◆ Data shown ◆
::::
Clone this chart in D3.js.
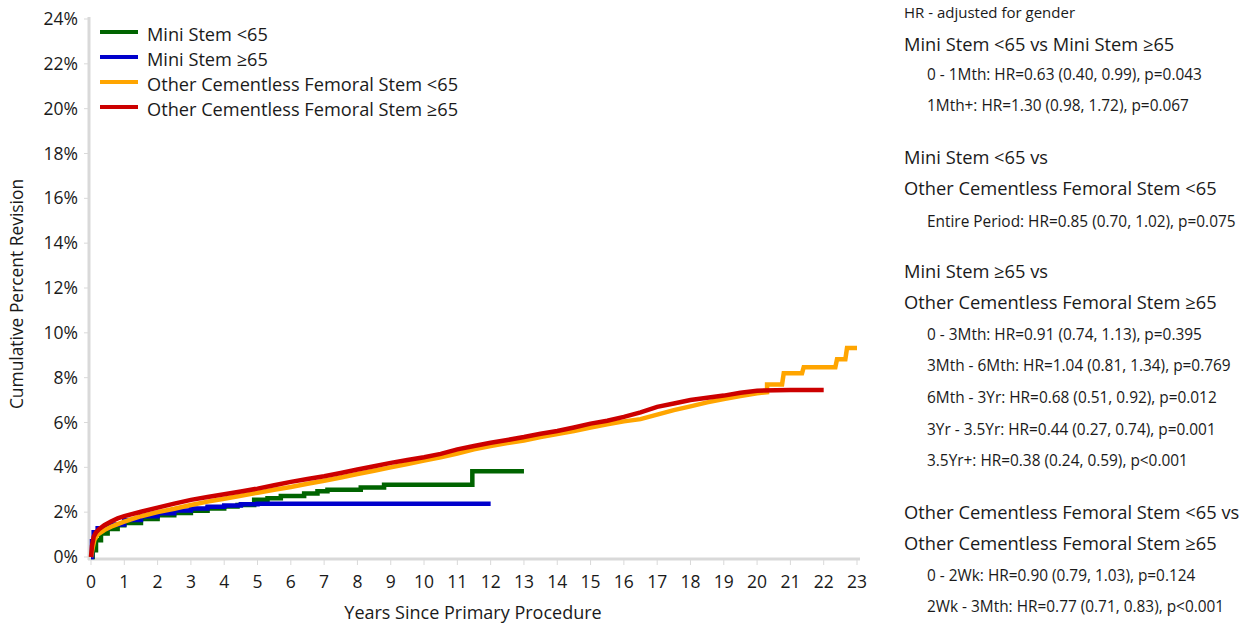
<!DOCTYPE html>
<html>
<head>
<meta charset="utf-8">
<script src="https://cdn.jsdelivr.net/npm/d3@7"></script>
<style>
  body { margin: 0; background: #fff; }
  text { font-family: "Open Sans", "Noto Sans", sans-serif; fill: #1a1a1a; }
</style>
</head>
<body>
<div id="chart"></div>
<script>
// Data (years, cumulative percent revision)
var miniU65Years = [0, 0.05, 0.15, 0.3, 0.5, 0.8, 1, 1.5, 2, 2.5, 3, 3.5, 4, 4.4, 4.9, 5.3, 5.7, 6.4, 6.8, 7.1, 8.1, 8.8, 11.45, 13];
var miniU65Pct = [0, 0.3, 0.75, 1.05, 1.25, 1.42, 1.52, 1.7, 1.86, 1.96, 2.06, 2.16, 2.25, 2.32, 2.55, 2.62, 2.72, 2.83, 2.93, 3.0, 3.1, 3.22, 3.82, 3.82];

var miniO65Years = [0, 0.03, 0.08, 0.2, 0.5, 1, 1.5, 2, 2.5, 3, 3.5, 4, 4.5, 5, 12];
var miniO65Pct = [0, 0.7, 1.1, 1.28, 1.45, 1.65, 1.82, 1.95, 2.07, 2.16, 2.24, 2.3, 2.35, 2.38, 2.38];

var otherU65Years = [0, 0.05, 0.1, 0.2, 0.4, 0.6, 0.8, 1, 1.5, 2, 2.5, 3, 3.5, 4, 4.5, 5, 5.5, 6, 6.5, 7, 7.5, 8, 8.5, 9, 9.5, 10, 10.5, 11, 11.5, 12, 12.5, 13, 13.5, 14, 14.5, 15, 15.5, 16, 16.5, 17, 17.5, 18, 18.5, 19, 19.5, 20, 20.3, 20.3, 20.75, 20.8, 21.35, 21.4, 22.35, 22.4, 22.65, 22.7, 23];
var otherU65Pct = [0, 0.4, 0.75, 1.0, 1.2, 1.35, 1.47, 1.58, 1.82, 2.0, 2.15, 2.32, 2.47, 2.6, 2.73, 2.87, 3.0, 3.12, 3.27, 3.4, 3.55, 3.7, 3.85, 4.0, 4.15, 4.3, 4.45, 4.62, 4.8, 4.95, 5.08, 5.2, 5.35, 5.48, 5.62, 5.78, 5.92, 6.05, 6.15, 6.35, 6.55, 6.72, 6.9, 7.05, 7.18, 7.3, 7.35, 7.7, 7.7, 8.2, 8.2, 8.47, 8.47, 8.82, 8.82, 9.32, 9.32];

var otherO65Years = [0, 0.03, 0.08, 0.15, 0.25, 0.4, 0.6, 0.8, 1, 1.5, 2, 2.5, 3, 3.5, 4, 4.5, 5, 5.5, 6, 6.5, 7, 7.5, 8, 8.5, 9, 9.5, 10, 10.5, 11, 11.5, 12, 12.5, 13, 13.5, 14, 14.5, 15, 15.5, 16, 16.5, 17, 17.5, 18, 18.5, 19, 19.5, 20, 21, 22];
var otherO65Pct = [0, 0.5, 0.9, 1.1, 1.25, 1.42, 1.58, 1.72, 1.82, 2.02, 2.2, 2.38, 2.55, 2.68, 2.8, 2.92, 3.05, 3.2, 3.35, 3.48, 3.6, 3.75, 3.9, 4.05, 4.2, 4.33, 4.45, 4.6, 4.8, 4.95, 5.1, 5.22, 5.35, 5.5, 5.62, 5.78, 5.95, 6.08, 6.25, 6.45, 6.7, 6.85, 7.0, 7.1, 7.2, 7.33, 7.42, 7.45, 7.45];

var seriesNames = ['Mini Stem <65', 'Mini Stem \u226565', 'Other Cementless Femoral Stem <65', 'Other Cementless Femoral Stem \u226565'];
var seriesColors = ['#006400', '#0000cc', '#ffa500', '#cc0000'];
var yTicks = [0, 2, 4, 6, 8, 10, 12, 14, 16, 18, 20, 22, 24];
var xTicks = d3.range(0, 24);

var hrLines = [
  { text: 'HR - adjusted for gender', y: 13, size: 15, indent: 0 },
  { text: 'Mini Stem <65 vs Mini Stem \u226565', y: 45, size: 18.3, indent: 0 },
  { text: '0 - 1Mth: HR=0.63 (0.40, 0.99), p=0.043', y: 75, size: 15.4, indent: 1 },
  { text: '1Mth+: HR=1.30 (0.98, 1.72), p=0.067', y: 106, size: 15.4, indent: 1 },
  { text: 'Mini Stem <65 vs', y: 158, size: 18.3, indent: 0 },
  { text: 'Other Cementless Femoral Stem <65', y: 189, size: 18.3, indent: 0 },
  { text: 'Entire Period: HR=0.85 (0.70, 1.02), p=0.075', y: 222, size: 15.4, indent: 1 },
  { text: 'Mini Stem \u226565 vs', y: 272, size: 18.3, indent: 0 },
  { text: 'Other Cementless Femoral Stem \u226565', y: 303, size: 18.3, indent: 0 },
  { text: '0 - 3Mth: HR=0.91 (0.74, 1.13), p=0.395', y: 335, size: 15.4, indent: 1 },
  { text: '3Mth - 6Mth: HR=1.04 (0.81, 1.34), p=0.769', y: 366, size: 15.4, indent: 1 },
  { text: '6Mth - 3Yr: HR=0.68 (0.51, 0.92), p=0.012', y: 398, size: 15.4, indent: 1 },
  { text: '3Yr - 3.5Yr: HR=0.44 (0.27, 0.74), p=0.001', y: 430, size: 15.4, indent: 1 },
  { text: '3.5Yr+: HR=0.38 (0.24, 0.59), p<0.001', y: 461, size: 15.4, indent: 1 },
  { text: 'Other Cementless Femoral Stem <65 vs', y: 513, size: 18.3, indent: 0 },
  { text: 'Other Cementless Femoral Stem \u226565', y: 544, size: 18.3, indent: 0 },
  { text: '0 - 2Wk: HR=0.90 (0.79, 1.03), p=0.124', y: 576, size: 15.4, indent: 1 },
  { text: '2Wk - 3Mth: HR=0.77 (0.71, 0.83), p<0.001', y: 607, size: 15.4, indent: 1 }
];

// Green / blue drawn as steps, the dense orange / red curves point to point
var series = [
  { pts: d3.zip(miniU65Years, miniU65Pct), curve: d3.curveStepAfter },
  { pts: d3.zip(miniO65Years, miniO65Pct), curve: d3.curveStepAfter },
  { pts: d3.zip(otherU65Years, otherU65Pct), curve: d3.curveLinear },
  { pts: d3.zip(otherO65Years, otherO65Pct), curve: d3.curveLinear }
];

var chart_width = 1244;
var chart_height = 625;
var svg = d3.select('#chart')
  .append('svg')
  .attr('width', chart_width)
  .attr('height', chart_height);

// Scales
var xScale = d3.scaleLinear().domain([0, 23]).range([91, 857]);
var yScale = d3.scaleLinear().domain([0, 24]).range([557, 19]);

// Axes (light grey like the original)
var axisColor = '#d9d9d9';
svg.append('line')
  .attr('x1', 89).attr('x2', 89)
  .attr('y1', yScale(24) - 2).attr('y2', 560)
  .attr('stroke', axisColor).attr('stroke-width', 3);
svg.append('line')
  .attr('x1', 88).attr('x2', 860)
  .attr('y1', 559).attr('y2', 559)
  .attr('stroke', axisColor).attr('stroke-width', 3);

svg.selectAll('.ytick')
  .data(yTicks)
  .enter()
  .append('line')
  .attr('x1', 84).attr('x2', 88)
  .attr('y1', d => yScale(d)).attr('y2', d => yScale(d))
  .attr('stroke', axisColor).attr('stroke-width', 1);

svg.selectAll('.xtick')
  .data(xTicks)
  .enter()
  .append('line')
  .attr('x1', d => xScale(d)).attr('x2', d => xScale(d))
  .attr('y1', 560).attr('y2', 565)
  .attr('stroke', axisColor).attr('stroke-width', 1);

svg.selectAll('.ylabel')
  .data(yTicks)
  .enter()
  .append('text')
  .attr('x', 78)
  .attr('y', d => yScale(d))
  .attr('dy', '0.35em')
  .attr('text-anchor', 'end')
  .style('font-size', '17.5px')
  .text(d => d + '%');

svg.selectAll('.xlabel')
  .data(xTicks)
  .enter()
  .append('text')
  .attr('x', d => xScale(d))
  .attr('y', 582)
  .attr('dy', '0.35em')
  .attr('text-anchor', 'middle')
  .style('font-size', '17.5px')
  .text(d => d);

svg.append('text')
  .attr('x', 473).attr('y', 613)
  .attr('dy', '0.35em')
  .attr('text-anchor', 'middle')
  .style('font-size', '18px')
  .text('Years Since Primary Procedure');

svg.append('text')
  .attr('transform', 'translate(17,294) rotate(-90)')
  .attr('dy', '0.35em')
  .attr('text-anchor', 'middle')
  .style('font-size', '17.4px')
  .text('Cumulative Percent Revision');

// Lines
svg.selectAll('.series')
  .data(series)
  .enter()
  .append('path')
  .attr('d', s => d3.line()
    .x(d => xScale(d[0]))
    .y(d => yScale(d[1]))
    .curve(s.curve)(s.pts))
  .attr('fill', 'none')
  .attr('stroke', (d, i) => seriesColors[i])
  .attr('stroke-width', 4.5);

// Legend
var legend = svg.selectAll('.legend')
  .data(seriesNames)
  .enter()
  .append('g')
  .attr('transform', (d, i) => 'translate(100,' + (32 + i * 25) + ')');
legend.append('line')
  .attr('x1', 0).attr('x2', 38)
  .attr('stroke', (d, i) => seriesColors[i])
  .attr('stroke-width', 4);
legend.append('text')
  .attr('x', 47)
  .attr('y', 3)
  .attr('dy', '0.35em')
  .style('font-size', '18.2px')
  .text(d => d);

// HR panel
svg.selectAll('.hr')
  .data(hrLines)
  .enter()
  .append('text')
  .attr('x', d => 904 + d.indent * 23)
  .attr('y', d => d.y)
  .attr('dy', '0.35em')
  .style('font-size', d => d.size + 'px')
  .text(d => d.text);
</script>
</body>
</html>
::::
◆ What needs to be done ◆
Copy nothing but the lines from the first one in the listing through the line with "7.42, 7.45, 7.45];", and omit the pictures.

◆ Task output ◆
Clone this chart in D3.js.
<!DOCTYPE html>
<html>
<head>
<meta charset="utf-8">
<script src="https://cdn.jsdelivr.net/npm/d3@7"></script>
<style>
  body { margin: 0; background: #fff; }
  text { font-family: "Open Sans", "Noto Sans", sans-serif; fill: #1a1a1a; }
</style>
</head>
<body>
<div id="chart"></div>
<script>
// Data (years, cumulative percent revision)
var miniU65Years = [0, 0.05, 0.15, 0.3, 0.5, 0.8, 1, 1.5, 2, 2.5, 3, 3.5, 4, 4.4, 4.9, 5.3, 5.7, 6.4, 6.8, 7.1, 8.1, 8.8, 11.45, 13];
var miniU65Pct = [0, 0.3, 0.75, 1.05, 1.25, 1.42, 1.52, 1.7, 1.86, 1.96, 2.06, 2.16, 2.25, 2.32, 2.55, 2.62, 2.72, 2.83, 2.93, 3.0, 3.1, 3.22, 3.82, 3.82];

var miniO65Years = [0, 0.03, 0.08, 0.2, 0.5, 1, 1.5, 2, 2.5, 3, 3.5, 4, 4.5, 5, 12];
var miniO65Pct = [0, 0.7, 1.1, 1.28, 1.45, 1.65, 1.82, 1.95, 2.07, 2.16, 2.24, 2.3, 2.35, 2.38, 2.38];

var otherU65Years = [0, 0.05, 0.1, 0.2, 0.4, 0.6, 0.8, 1, 1.5, 2, 2.5, 3, 3.5, 4, 4.5, 5, 5.5, 6, 6.5, 7, 7.5, 8, 8.5, 9, 9.5, 10, 10.5, 11, 11.5, 12, 12.5, 13, 13.5, 14, 14.5, 15, 15.5, 16, 16.5, 17, 17.5, 18, 18.5, 19, 19.5, 20, 20.3, 20.3, 20.75, 20.8, 21.35, 21.4, 22.35, 22.4, 22.65, 22.7, 23];
var otherU65Pct = [0, 0.4, 0.75, 1.0, 1.2, 1.35, 1.47, 1.58, 1.82, 2.0, 2.15, 2.32, 2.47, 2.6, 2.73, 2.87, 3.0, 3.12, 3.27, 3.4, 3.55, 3.7, 3.85, 4.0, 4.15, 4.3, 4.45, 4.62, 4.8, 4.95, 5.08, 5.2, 5.35, 5.48, 5.62, 5.78, 5.92, 6.05, 6.15, 6.35, 6.55, 6.72, 6.9, 7.05, 7.18, 7.3, 7.35, 7.7, 7.7, 8.2, 8.2, 8.47, 8.47, 8.82, 8.82, 9.32, 9.32];

var otherO65Years = [0, 0.03, 0.08, 0.15, 0.25, 0.4, 0.6, 0.8, 1, 1.5, 2, 2.5, 3, 3.5, 4, 4.5, 5, 5.5, 6, 6.5, 7, 7.5, 8, 8.5, 9, 9.5, 10, 10.5, 11, 11.5, 12, 12.5, 13, 13.5, 14, 14.5, 15, 15.5, 16, 16.5, 17, 17.5, 18, 18.5, 19, 19.5, 20, 21, 22];
var otherO65Pct = [0, 0.5, 0.9, 1.1, 1.25, 1.42, 1.58, 1.72, 1.82, 2.02, 2.2, 2.38, 2.55, 2.68, 2.8, 2.92, 3.05, 3.2, 3.35, 3.48, 3.6, 3.75, 3.9, 4.05, 4.2, 4.33, 4.45, 4.6, 4.8, 4.95, 5.1, 5.22, 5.35, 5.5, 5.62, 5.78, 5.95, 6.08, 6.25, 6.45, 6.7, 6.85, 7.0, 7.1, 7.2, 7.33, 7.42, 7.45, 7.45];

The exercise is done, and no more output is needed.